What I want to see in proteomics

04 Sep 2018

I love proteomics. I really do. It’s a great field full of fantastic scientists. But there are a few things that I think are holding the field back.

The hardware is closed off

If you have a cool idea for something that you think you can get your instrument to do, you either have to pray you actually can come up with some method using the vendor’s software, give up, assemble your own instrument, or work in the lab of Matthias Mann. One of the recent papers that created a lot of buzz was about the boxcar method for collecting data. The Mann lab as of this writing still has not released their software that lets you run a boxcar method (reproducibility anyone?). I cobbled together some code that could create the boxcar methods, but my instrument was not reading the files. I was finally able to find out from the Mann lab that the boxcar method requires a custom license file from Thermo. Why do they get the custom license file but no one else does? How many other Mann labs are out there, but not recognized as such, because they don’t have this sort of control over their instruments? I think that the instrument vendors should give us scientists more control over the instruments. I think that access to the instrument’s API should be standard and included with the purchase of the instrument. If I had complete control over my instrument, I would be more likely to buy from that company in the future. To me it seems like a win-win situation.

The hardware and software are siloed off from each other

Here is what I mean by that. Let’s say your lab gets a Lumos. You must use Xcalibur to create your instrument method and you must wait for your data to be collected and saved as a file before you can identify your peptides. If you want to use third party software to perform your search, you have to use software from Thermo to decode the raw file and convert it to an open format that the third party software can read.
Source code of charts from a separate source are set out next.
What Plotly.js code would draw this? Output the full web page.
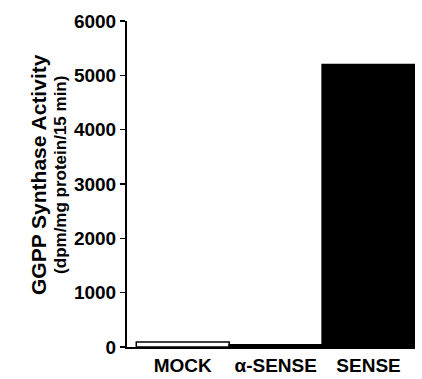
<!DOCTYPE html>
<html>
<head>
<meta charset="utf-8">
<script src="https://cdn.plot.ly/plotly-3.0.1.min.js"></script>
<style>html,body{margin:0;padding:0;background:#fff;}#chart{width:422px;height:379px;}</style>
</head>
<body>
<div id="chart"></div>
<script>
const categories = ["MOCK", "\u03B1-SENSE", "SENSE"];
const activity = [90, 40, 5200];
const fillColors = ["#ffffff", "#000000", "#000000"];
const yTickValues = [0, 1000, 2000, 3000, 4000, 5000, 6000];
const yTitleMain = "GGPP Synthase Activity";
const yTitleSub = "(dpm/mg protein/15 min)";

const fontFam = "Arial, 'Liberation Sans', Helvetica, sans-serif";

const trace = {
  type: "bar",
  x: categories,
  y: activity,
  width: 1,
  marker: { color: fillColors, line: { color: "#000", width: 1.5 } },
  hoverinfo: "none"
};

const layout = {
  width: 422, height: 379,
  margin: { l: 127, r: 7, t: 21, b: 32, pad: 0 },
  paper_bgcolor: "#fff", plot_bgcolor: "#fff",
  showlegend: false,
  bargap: 0,
  font: { family: fontFam, color: "#000" },
  xaxis: {
    type: "category",
    range: [-0.6, 2.5],
    showline: true, linecolor: "#000", linewidth: 2,
    ticks: "", showgrid: false, zeroline: false,
    ticklabelstandoff: 0,
    tickfont: { family: fontFam, size: 19, weight: "bold", color: "#000" }
  },
  yaxis: {
    range: [0, 6000],
    tickvals: yTickValues,
    ticktext: yTickValues.map(String),
    showline: true, linecolor: "#000", linewidth: 2,
    ticks: "outside", ticklen: 5, tickwidth: 1.5, tickcolor: "#000",
    showgrid: false, zeroline: false,
    tickfont: { family: fontFam, size: 19, weight: "bold", color: "#000" }
  },
  annotations: [
    { text: yTitleMain, xref: "paper", yref: "paper", x: -0.305, y: 0.528,
      xanchor: "center", yanchor: "middle", textangle: -90, showarrow: false,
      font: { family: fontFam, size: 21, weight: "bold", color: "#000" } },
    { text: yTitleSub, xref: "paper", yref: "paper", x: -0.229, y: 0.528,
      xanchor: "center", yanchor: "middle", textangle: -90, showarrow: false,
      font: { family: fontFam, size: 17, weight: "bold", color: "#000" } }
  ]
};

Plotly.newPlot("chart", [trace], layout, { staticPlot: true, displayModeBar: false });
</script>
</body>
</html>
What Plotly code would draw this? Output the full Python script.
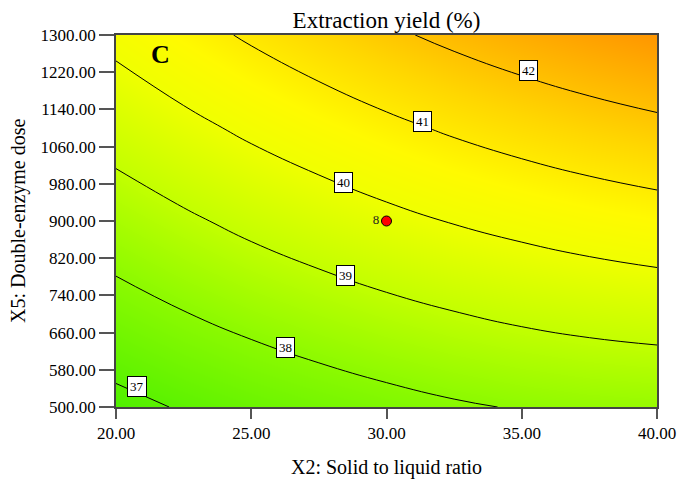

But now let’s imagine that the instrument vendors open up their hardware. Then these silos would naturally disappear (so I guess this problem is the same as the first problem I mention). If you could access the spectra as they are being collected through an API, then, instead of collecting your file and then searching it, you could be searching each spectrum as it is collected. As soon as your run finishes, you have your peptide IDs!

Better file standards

Every peptide search engine uses a different format. They are getting better at supporting pepXML and mzIdentML, but I don’t consider either of those formats to be suitable standards. I looked up the pepXML file specification and all I could find was an xsd file that defines the structure of the XML file. Good to have, but not a friendly way to learn the file structure. I looked up the mzIdentML file specification and I found a 91 page document. THAT IS TOO LONG!!! It looks as though the file format wants to be inclusive of all sorts of identification information, but in doing so it has become too complex. Rather than try to cater to all types of experiments, there should be a file format for peptide IDs, for protein IDs, for imaging data, etc. And while we are on the subject, I don’t think XML is a good choice. It does give you control over the structure of the file and you can nest information, but XML is verbose and adds a lot to the size of the file. I think JSON would be a better choice because it is a little less verbose, or alternatively just use a delimited file like a csv file. Everyone works with their ID information in table form anyway, so let’s just start with our data in that format.

Consistency among search engines

I thought it would be a good idea to create a data type for working with peptide IDs. However, there is a lot of inconsistency in what information the peptide search engines give back to you. One useful piece of information that is often omitted is the retention time. I can go back to the spectrum file and look it up, but rather than have to look through potentially gigabytes of information, why not just include that information with the ID to begin with?

Wasted computation

Each time you run a search, you have to generate the theoretical peptides. I’ve recently learned that some search engines can save the theoretical peptides for use in future searches, but I think there ought to be a universal standard that all search engines can use. This would save quite a bit of time because rather than compute the peptides each time you run a search, all you have to do is pull them from a database and do the spectral matching.